• **Exercise**
Print only the lines from the top of the data through the line with "W, H = 846, 477", both included, skipping every picture.

• **Stored data**

## Begin

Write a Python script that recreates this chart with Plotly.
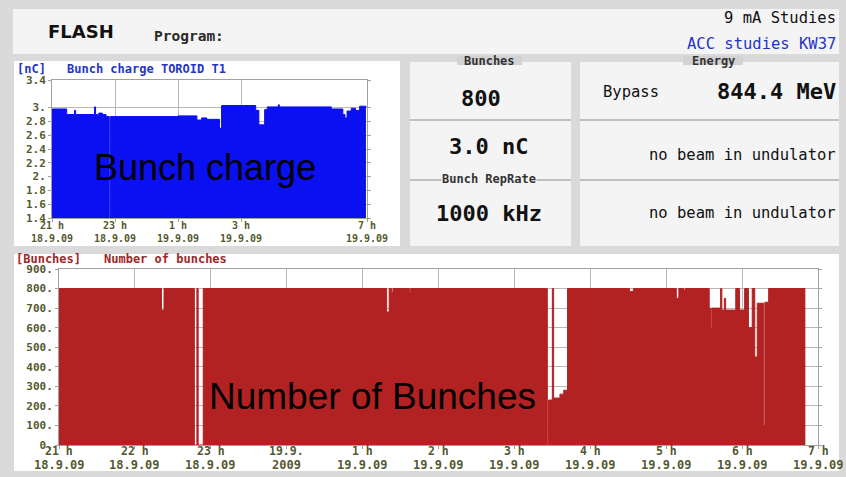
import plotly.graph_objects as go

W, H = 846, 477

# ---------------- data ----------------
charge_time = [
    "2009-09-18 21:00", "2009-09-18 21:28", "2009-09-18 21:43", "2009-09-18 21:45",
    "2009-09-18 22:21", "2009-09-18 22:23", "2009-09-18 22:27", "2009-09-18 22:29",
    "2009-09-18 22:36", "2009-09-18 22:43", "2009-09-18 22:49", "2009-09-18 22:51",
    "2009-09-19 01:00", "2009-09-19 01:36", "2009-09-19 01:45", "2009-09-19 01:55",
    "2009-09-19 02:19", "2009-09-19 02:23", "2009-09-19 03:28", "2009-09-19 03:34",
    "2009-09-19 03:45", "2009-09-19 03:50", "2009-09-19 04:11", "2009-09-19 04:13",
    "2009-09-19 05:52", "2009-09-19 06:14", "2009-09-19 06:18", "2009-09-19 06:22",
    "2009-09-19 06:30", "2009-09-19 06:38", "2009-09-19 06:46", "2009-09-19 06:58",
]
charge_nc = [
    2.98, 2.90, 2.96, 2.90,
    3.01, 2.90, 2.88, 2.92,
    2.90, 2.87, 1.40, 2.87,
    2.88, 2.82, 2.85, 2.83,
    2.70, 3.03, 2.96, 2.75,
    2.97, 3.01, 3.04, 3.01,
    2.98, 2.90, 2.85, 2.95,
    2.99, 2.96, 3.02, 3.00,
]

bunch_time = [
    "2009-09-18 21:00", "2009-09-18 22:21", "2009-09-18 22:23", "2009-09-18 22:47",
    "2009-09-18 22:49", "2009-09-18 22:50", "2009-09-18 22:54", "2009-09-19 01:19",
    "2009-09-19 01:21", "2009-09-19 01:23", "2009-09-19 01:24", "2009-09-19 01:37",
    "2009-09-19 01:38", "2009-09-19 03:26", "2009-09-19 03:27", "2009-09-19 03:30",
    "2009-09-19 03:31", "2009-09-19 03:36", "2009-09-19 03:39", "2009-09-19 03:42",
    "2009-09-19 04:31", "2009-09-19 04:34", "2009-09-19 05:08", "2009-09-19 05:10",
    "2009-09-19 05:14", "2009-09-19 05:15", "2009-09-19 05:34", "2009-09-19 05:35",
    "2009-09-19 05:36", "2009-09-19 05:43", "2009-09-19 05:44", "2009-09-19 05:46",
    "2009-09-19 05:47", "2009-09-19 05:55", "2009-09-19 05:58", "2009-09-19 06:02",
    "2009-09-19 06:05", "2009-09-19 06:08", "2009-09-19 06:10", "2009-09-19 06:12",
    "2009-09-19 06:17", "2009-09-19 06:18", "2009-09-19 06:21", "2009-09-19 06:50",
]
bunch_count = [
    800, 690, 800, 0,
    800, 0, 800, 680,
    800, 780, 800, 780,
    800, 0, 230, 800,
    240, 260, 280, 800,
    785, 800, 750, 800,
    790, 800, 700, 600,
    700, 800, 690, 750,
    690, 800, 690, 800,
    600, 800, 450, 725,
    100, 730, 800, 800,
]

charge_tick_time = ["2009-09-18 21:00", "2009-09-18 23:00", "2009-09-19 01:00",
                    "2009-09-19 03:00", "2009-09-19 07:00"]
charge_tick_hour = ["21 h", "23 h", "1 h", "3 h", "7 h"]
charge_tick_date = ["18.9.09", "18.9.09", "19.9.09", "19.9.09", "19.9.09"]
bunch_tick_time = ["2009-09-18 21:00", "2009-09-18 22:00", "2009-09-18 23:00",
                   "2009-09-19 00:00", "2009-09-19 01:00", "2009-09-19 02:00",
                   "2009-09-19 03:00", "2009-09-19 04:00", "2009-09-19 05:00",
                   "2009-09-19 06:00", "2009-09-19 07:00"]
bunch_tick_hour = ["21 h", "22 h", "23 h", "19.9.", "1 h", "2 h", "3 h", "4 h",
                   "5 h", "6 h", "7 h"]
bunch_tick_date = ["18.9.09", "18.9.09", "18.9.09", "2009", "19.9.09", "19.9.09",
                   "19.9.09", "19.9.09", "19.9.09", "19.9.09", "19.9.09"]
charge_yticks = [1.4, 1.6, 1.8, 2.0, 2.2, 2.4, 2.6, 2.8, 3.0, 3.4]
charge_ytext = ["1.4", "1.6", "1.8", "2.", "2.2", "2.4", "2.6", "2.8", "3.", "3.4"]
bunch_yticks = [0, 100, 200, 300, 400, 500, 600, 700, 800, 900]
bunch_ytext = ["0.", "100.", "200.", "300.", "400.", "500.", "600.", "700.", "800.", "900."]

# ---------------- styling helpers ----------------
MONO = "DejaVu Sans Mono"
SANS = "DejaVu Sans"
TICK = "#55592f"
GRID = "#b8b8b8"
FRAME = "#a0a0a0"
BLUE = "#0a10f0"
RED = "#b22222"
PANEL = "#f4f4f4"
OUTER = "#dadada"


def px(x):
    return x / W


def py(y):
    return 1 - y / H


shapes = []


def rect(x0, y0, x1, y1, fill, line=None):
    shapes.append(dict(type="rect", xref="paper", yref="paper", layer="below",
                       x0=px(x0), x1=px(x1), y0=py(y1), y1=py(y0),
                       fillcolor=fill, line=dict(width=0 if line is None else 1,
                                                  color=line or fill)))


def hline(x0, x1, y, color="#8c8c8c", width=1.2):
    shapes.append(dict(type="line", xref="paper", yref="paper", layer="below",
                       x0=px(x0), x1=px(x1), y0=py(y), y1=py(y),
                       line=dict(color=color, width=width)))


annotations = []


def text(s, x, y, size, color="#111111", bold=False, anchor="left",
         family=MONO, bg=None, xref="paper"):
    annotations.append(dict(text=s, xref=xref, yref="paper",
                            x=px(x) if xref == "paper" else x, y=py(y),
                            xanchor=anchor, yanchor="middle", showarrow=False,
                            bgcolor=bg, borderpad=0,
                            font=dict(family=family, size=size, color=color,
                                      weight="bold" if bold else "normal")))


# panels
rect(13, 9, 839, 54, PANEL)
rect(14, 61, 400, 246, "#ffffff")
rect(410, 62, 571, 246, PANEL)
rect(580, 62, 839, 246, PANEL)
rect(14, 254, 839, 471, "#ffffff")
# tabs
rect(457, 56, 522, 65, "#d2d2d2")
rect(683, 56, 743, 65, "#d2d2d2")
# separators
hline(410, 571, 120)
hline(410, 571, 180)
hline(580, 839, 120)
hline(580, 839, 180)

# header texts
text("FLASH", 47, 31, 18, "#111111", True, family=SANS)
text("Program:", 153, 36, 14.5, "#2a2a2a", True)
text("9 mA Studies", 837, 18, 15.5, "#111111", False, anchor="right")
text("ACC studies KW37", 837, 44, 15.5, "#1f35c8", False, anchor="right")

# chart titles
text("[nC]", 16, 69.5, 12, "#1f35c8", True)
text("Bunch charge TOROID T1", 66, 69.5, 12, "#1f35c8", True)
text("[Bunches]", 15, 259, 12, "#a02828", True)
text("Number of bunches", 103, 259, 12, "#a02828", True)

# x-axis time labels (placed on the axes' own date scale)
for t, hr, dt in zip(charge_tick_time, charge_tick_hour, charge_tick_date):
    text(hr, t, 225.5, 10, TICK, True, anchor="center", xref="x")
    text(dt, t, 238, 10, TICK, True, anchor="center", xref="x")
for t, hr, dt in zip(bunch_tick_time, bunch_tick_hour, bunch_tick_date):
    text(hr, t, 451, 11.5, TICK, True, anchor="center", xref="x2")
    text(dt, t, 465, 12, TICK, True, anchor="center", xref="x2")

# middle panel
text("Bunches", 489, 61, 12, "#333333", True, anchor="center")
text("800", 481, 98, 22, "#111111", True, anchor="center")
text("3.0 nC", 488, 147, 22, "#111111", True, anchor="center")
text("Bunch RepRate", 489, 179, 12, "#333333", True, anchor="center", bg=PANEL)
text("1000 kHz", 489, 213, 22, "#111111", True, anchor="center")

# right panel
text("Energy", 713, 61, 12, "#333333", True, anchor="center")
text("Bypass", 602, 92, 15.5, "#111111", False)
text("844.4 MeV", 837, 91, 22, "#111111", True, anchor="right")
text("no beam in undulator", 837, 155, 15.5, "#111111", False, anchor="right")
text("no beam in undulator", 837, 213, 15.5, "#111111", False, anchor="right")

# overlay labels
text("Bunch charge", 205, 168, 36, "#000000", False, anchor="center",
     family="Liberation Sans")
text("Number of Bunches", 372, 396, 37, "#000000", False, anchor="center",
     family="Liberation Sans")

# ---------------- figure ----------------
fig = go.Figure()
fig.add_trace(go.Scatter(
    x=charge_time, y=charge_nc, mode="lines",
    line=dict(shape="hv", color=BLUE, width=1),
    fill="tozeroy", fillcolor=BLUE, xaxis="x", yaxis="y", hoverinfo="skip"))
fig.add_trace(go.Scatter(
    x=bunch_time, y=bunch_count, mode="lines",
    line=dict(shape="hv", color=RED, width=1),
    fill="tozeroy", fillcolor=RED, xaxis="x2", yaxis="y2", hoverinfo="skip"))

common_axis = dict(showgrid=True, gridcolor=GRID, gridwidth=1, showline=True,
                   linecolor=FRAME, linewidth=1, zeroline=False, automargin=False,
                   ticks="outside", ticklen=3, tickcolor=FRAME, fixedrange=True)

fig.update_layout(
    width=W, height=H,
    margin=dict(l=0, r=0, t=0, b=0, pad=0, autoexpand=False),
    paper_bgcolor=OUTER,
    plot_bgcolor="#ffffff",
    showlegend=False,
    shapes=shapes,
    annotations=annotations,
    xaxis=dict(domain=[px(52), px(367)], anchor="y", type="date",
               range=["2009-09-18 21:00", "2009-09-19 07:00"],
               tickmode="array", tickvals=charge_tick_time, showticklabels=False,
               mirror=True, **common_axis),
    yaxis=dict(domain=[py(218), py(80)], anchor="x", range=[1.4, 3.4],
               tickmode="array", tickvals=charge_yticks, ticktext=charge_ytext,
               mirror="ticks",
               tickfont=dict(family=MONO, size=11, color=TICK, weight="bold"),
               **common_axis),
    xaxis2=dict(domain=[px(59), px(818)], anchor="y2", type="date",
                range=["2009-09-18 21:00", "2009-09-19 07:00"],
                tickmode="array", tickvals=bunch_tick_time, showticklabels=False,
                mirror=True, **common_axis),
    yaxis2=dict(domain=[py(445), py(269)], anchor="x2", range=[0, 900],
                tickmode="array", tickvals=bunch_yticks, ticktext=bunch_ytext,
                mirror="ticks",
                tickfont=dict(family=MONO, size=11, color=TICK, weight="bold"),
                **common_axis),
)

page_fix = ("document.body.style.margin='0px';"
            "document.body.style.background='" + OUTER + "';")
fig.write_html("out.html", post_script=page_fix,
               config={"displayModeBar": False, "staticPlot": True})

## End

• **Output for this task**
Write a Python script that recreates this chart with Plotly.
import plotly.graph_objects as go

W, H = 846, 477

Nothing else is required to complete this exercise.